- Material
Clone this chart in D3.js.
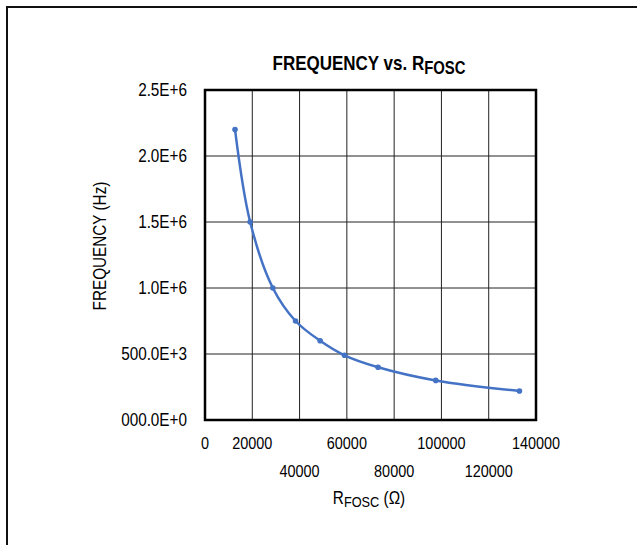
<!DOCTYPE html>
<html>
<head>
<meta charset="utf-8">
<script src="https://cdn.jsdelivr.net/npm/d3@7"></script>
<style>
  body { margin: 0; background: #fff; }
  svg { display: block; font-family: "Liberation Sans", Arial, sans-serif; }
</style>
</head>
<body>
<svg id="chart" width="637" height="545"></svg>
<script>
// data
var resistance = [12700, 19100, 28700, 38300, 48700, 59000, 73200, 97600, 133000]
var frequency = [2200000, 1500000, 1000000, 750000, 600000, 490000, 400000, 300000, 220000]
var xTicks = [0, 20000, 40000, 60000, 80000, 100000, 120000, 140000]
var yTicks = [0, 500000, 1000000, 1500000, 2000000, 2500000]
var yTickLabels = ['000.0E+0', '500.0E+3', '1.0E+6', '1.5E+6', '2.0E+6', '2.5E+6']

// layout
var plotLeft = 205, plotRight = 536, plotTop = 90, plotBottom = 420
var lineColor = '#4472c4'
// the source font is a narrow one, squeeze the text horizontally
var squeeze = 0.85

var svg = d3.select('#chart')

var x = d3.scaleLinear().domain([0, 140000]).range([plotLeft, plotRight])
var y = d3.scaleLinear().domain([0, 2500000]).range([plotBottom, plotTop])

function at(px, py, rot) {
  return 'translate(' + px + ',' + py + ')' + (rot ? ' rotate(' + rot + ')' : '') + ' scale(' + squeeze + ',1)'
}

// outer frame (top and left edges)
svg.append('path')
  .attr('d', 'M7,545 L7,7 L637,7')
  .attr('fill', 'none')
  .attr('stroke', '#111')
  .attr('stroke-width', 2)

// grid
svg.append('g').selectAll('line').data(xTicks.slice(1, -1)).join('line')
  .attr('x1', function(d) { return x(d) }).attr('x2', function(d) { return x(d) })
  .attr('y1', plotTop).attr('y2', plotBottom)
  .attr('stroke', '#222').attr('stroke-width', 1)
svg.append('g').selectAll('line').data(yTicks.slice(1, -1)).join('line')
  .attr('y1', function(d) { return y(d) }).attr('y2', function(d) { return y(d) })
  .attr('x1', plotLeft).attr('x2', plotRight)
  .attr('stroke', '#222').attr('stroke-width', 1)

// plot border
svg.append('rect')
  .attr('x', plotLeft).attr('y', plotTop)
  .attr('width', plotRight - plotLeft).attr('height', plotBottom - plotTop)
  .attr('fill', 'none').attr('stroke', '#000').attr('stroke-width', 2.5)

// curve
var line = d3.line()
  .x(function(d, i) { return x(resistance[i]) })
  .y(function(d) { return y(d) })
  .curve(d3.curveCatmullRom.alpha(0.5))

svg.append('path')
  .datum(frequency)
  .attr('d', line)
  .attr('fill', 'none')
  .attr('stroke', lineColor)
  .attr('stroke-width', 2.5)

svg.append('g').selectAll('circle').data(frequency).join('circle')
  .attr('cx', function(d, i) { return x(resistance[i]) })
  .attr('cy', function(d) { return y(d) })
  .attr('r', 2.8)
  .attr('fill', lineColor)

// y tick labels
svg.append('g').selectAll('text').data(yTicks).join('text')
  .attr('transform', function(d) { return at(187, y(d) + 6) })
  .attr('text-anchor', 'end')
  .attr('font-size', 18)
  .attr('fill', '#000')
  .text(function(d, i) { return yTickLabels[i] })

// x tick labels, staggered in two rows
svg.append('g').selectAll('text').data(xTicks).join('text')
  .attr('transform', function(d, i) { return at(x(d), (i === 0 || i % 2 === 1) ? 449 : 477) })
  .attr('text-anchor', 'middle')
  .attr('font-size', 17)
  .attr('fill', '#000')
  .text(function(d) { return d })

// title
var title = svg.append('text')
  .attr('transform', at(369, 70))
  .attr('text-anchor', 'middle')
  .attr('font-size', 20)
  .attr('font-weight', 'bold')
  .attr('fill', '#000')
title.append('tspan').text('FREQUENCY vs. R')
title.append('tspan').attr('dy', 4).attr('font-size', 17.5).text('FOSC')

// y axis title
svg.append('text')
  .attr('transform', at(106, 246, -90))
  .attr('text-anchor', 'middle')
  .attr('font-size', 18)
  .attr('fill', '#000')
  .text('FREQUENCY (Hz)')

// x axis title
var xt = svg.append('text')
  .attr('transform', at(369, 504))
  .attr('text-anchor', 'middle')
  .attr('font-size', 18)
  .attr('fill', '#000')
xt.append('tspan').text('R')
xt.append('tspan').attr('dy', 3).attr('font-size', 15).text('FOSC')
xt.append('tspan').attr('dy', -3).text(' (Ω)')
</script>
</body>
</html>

- Requirements
Starting with the first line of the data above and ending with the line containing "['000.0E+0', '500.0E+3', '1.0E+6', '1.5E+6', '2.0E+6', '2.5E+6']", please restate every line exactly, leaving images out.

- Result for this task
Clone this chart in D3.js.
<!DOCTYPE html>
<html>
<head>
<meta charset="utf-8">
<script src="https://cdn.jsdelivr.net/npm/d3@7"></script>
<style>
  body { margin: 0; background: #fff; }
  svg { display: block; font-family: "Liberation Sans", Arial, sans-serif; }
</style>
</head>
<body>
<svg id="chart" width="637" height="545"></svg>
<script>
// data
var resistance = [12700, 19100, 28700, 38300, 48700, 59000, 73200, 97600, 133000]
var frequency = [2200000, 1500000, 1000000, 750000, 600000, 490000, 400000, 300000, 220000]
var xTicks = [0, 20000, 40000, 60000, 80000, 100000, 120000, 140000]
var yTicks = [0, 500000, 1000000, 1500000, 2000000, 2500000]
var yTickLabels = ['000.0E+0', '500.0E+3', '1.0E+6', '1.5E+6', '2.0E+6', '2.5E+6']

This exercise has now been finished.